> **ENTRIES**
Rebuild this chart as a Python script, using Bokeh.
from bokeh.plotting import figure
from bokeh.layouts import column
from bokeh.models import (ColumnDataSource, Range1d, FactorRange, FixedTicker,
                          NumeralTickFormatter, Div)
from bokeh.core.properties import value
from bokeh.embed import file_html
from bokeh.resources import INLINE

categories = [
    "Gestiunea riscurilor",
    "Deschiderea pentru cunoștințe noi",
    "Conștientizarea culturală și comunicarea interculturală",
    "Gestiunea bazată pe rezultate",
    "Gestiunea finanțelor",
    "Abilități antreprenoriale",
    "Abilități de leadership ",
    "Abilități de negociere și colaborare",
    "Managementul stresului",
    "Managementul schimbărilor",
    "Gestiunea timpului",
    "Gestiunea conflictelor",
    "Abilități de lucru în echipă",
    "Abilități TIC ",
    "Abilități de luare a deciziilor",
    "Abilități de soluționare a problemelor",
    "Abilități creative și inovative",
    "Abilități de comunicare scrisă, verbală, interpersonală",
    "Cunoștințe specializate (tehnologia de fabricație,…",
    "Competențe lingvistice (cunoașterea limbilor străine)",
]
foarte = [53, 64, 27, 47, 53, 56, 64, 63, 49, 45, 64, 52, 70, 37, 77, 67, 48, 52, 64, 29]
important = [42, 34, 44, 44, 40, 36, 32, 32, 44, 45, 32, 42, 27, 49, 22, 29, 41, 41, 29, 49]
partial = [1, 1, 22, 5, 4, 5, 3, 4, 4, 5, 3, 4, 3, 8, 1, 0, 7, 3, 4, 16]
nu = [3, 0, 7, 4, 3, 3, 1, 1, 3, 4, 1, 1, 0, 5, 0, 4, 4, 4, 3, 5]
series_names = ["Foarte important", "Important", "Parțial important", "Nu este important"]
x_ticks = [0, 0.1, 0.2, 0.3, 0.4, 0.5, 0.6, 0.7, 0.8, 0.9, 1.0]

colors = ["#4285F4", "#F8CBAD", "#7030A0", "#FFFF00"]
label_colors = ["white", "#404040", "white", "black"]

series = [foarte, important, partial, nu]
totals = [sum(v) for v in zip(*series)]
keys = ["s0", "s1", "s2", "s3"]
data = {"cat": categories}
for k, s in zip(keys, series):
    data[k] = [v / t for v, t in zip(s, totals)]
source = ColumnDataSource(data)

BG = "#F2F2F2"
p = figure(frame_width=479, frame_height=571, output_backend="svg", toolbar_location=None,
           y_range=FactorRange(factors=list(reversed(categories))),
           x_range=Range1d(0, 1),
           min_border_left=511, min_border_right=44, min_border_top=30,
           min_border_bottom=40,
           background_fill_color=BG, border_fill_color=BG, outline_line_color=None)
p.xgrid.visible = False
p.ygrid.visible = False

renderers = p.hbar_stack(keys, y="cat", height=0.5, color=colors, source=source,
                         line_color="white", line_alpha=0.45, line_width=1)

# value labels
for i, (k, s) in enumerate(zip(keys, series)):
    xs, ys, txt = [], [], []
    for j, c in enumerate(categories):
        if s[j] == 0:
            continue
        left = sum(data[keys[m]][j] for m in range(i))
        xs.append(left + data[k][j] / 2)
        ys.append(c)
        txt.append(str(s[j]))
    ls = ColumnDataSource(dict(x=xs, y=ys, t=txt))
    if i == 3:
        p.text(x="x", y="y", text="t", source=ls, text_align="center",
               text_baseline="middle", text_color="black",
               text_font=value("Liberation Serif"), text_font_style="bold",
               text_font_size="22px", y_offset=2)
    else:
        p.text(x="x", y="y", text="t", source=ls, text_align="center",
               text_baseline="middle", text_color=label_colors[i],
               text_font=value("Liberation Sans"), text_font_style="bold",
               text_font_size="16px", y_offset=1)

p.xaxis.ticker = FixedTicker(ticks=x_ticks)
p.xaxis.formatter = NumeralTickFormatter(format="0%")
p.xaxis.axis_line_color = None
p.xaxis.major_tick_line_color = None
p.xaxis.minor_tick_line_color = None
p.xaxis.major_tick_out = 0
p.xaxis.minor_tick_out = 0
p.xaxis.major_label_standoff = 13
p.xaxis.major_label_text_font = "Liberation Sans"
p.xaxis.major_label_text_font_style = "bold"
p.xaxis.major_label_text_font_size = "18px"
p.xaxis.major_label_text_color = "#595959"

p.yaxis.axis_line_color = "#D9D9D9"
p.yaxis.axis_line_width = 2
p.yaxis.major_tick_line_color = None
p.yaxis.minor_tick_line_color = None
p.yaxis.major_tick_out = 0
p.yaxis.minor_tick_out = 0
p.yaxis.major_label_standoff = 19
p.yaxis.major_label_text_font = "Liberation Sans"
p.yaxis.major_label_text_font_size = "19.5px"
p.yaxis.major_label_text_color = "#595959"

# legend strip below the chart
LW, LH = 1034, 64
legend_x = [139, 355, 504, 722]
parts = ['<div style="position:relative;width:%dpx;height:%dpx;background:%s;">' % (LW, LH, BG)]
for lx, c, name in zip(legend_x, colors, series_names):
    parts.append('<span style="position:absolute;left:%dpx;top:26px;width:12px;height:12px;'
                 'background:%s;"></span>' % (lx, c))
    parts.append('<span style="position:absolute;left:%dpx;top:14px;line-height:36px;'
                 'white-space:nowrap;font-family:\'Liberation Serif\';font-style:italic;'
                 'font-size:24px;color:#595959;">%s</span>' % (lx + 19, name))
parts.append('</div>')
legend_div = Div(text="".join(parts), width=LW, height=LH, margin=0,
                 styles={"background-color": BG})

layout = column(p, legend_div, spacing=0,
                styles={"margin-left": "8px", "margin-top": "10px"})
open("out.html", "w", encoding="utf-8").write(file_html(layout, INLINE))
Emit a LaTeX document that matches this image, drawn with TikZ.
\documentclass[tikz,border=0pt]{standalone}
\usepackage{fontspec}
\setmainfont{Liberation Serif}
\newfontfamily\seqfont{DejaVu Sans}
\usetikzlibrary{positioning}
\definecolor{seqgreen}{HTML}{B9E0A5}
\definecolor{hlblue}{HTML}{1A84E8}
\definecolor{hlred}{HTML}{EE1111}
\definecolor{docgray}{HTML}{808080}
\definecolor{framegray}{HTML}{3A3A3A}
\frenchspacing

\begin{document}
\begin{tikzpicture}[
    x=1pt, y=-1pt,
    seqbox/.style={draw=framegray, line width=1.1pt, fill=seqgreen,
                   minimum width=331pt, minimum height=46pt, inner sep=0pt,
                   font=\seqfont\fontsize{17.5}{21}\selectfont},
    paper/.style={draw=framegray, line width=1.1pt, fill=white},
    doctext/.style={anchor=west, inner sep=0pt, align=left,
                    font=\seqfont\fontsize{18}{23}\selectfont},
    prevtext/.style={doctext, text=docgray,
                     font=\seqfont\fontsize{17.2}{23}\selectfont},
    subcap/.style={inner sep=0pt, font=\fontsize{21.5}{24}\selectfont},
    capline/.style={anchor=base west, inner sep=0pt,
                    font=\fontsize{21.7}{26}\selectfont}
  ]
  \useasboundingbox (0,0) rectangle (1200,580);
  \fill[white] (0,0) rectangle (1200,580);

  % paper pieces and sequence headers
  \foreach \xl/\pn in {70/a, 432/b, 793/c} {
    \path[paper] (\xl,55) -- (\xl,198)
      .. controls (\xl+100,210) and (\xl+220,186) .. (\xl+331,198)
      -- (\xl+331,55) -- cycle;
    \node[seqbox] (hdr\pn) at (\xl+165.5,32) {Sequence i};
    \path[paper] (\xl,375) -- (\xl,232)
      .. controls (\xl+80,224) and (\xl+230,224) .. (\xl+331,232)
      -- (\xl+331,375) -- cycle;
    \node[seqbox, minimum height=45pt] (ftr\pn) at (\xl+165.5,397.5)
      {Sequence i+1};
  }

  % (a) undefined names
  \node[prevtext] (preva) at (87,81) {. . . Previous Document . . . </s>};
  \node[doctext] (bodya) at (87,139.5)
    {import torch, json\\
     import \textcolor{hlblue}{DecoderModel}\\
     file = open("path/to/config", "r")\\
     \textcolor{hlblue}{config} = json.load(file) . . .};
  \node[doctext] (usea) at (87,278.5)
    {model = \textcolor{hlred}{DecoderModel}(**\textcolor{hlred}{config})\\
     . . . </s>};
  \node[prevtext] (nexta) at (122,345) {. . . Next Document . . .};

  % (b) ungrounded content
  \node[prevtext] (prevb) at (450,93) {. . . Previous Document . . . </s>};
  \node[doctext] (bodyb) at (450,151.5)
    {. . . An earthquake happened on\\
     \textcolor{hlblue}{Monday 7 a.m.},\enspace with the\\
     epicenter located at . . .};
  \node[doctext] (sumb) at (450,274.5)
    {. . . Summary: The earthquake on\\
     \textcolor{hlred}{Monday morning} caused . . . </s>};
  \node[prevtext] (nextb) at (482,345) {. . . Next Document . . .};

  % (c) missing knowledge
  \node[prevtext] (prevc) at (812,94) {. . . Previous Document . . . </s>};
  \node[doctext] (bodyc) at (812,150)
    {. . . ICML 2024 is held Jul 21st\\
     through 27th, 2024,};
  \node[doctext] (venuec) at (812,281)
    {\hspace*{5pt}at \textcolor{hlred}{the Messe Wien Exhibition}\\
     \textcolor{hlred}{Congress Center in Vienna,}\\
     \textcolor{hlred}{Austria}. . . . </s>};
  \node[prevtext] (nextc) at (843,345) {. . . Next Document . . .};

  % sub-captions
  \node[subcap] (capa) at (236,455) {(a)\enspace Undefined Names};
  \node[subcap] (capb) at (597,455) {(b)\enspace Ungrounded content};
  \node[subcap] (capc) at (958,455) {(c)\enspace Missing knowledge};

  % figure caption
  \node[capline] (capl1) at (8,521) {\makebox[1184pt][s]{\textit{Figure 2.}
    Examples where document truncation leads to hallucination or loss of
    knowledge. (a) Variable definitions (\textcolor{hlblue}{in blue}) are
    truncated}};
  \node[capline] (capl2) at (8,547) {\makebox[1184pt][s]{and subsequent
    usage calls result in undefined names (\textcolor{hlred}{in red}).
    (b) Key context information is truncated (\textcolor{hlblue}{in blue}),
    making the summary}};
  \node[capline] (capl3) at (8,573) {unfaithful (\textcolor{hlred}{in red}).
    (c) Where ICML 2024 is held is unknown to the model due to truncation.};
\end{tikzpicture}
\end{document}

> **EXERCISE**
Exact reproduction is required: output the lines from the start of the entries above through the line with "from bokeh.resources import INLINE".

> **WRITTEN REPLY**
Rebuild this chart as a Python script, using Bokeh.
from bokeh.plotting import figure
from bokeh.layouts import column
from bokeh.models import (ColumnDataSource, Range1d, FactorRange, FixedTicker,
                          NumeralTickFormatter, Div)
from bokeh.core.properties import value
from bokeh.embed import file_html
from bokeh.resources import INLINE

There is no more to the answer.